Signaling the end to a quarter century career in Congress, Rep. Luis Gutierrez will announce Tuesday that he will not seek re-election, Democratic sources tell the Chicago Sun-Times.

The Northwest Side Democrat has been one of the more high-profile Latino politicians in the country, advocating forcefully for immigrant rights, since he became a U.S. representative 25 years ago.

Gutierrez, 63, planned to make his retirement announcement Tuesday in Chicago, the sources said.

He has a news conference scheduled for Tuesday afternoon at Maggiano’s Little Italy restaurant.

The sources added that Cook County Commissioner Jesus “Chuy” Garcia, D-Chicago, likely will run to succeed Gutierrez in next year’s election with Gutierrez’s endorsement. The sources said 22nd Ward Ald. Ricardo Muñoz was expected to run to replace Garcia on the Cook County Board of Commissioners.

Gutierrez and Garcia are scheduled to appear at a campaign kickoff event for Garcia at Mi Tierra restaurant in Little Village — Garcia’s neighborhood — at 6 p.m. Tuesday.

Neither Gutierrez and Garcia returned calls seeking comment Monday.

Ald. Carlos Ramirez-Rosa (35th) is also considering making a run for Gutierrez’ congressional seat, sources said.

Before becoming a congressman, Gutierrez was an alderman allied with then-Mayor Harold Washington during the “Council Wars” period at City Hall in the 1980s.

Known as “El Gallito” (Spanish for “The Little Rooster”) for his slight build and combative political style, Gutierrez also has been a major player for decades in the long-running debate over the future of Puerto Rico, his ancestral homeland.

He owns an oceanfront townhouse in Puerto Rico.

His 4th Congressional District, which was drawn to better represent the Chicago area’s growing Hispanic communities, includes many neighborhoods and inner-ring suburbs with large Mexican and Puerto Rican populations.

He said he would retire a decade ago, sparking fierce jockeying to represent his district, but quickly reversed that decision and continued to serve in Washington with little real opposition to his re-election campaigns.

Gutierrez filed nominating signature petitions to run again Monday, but the sources said he would pull that paperwork Tuesday.

Gutierrez’s endorsement of Garcia will mark a return to the congressman’s roots in the city’s independent political circles.

For decades, Gutierrez has moved repeatedly between the establishment and left-leaning wings of the Chicago Democratic Party.

After being a key part of Washington’s multi-racial, independent coalition, Gutierrez later allied with Mayor Richard M. Daley.

He flirted with challenging Daley in 2007, criticizing him sharply, only to end up endorsing him.

And despite fighting publicly for years with Rahm Emanuel over immigration policy, Gutierrez endorsed Emanuel over Garcia in the 2015 mayoral election, when Garcia forced a runoff vote.

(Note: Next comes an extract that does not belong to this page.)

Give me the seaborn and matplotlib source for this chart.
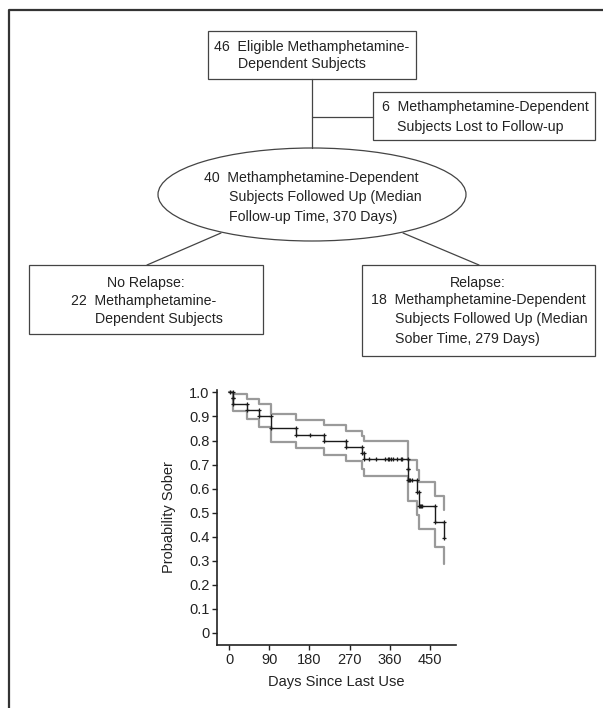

Gutierrez, along with a handful of Democratic congressmen, filed articles of impeachment on Nov. 15 against President Donald Trump.

“My office in Washington has been getting two types of calls in reaction to the articles of impeachment: encouraging, supportive calls mostly from people in and around Chicago and then the usual angry calls, mostly from people nowhere near Chicago. My constituents are mainly asking ‘what took you so long?’” Gutierrez said.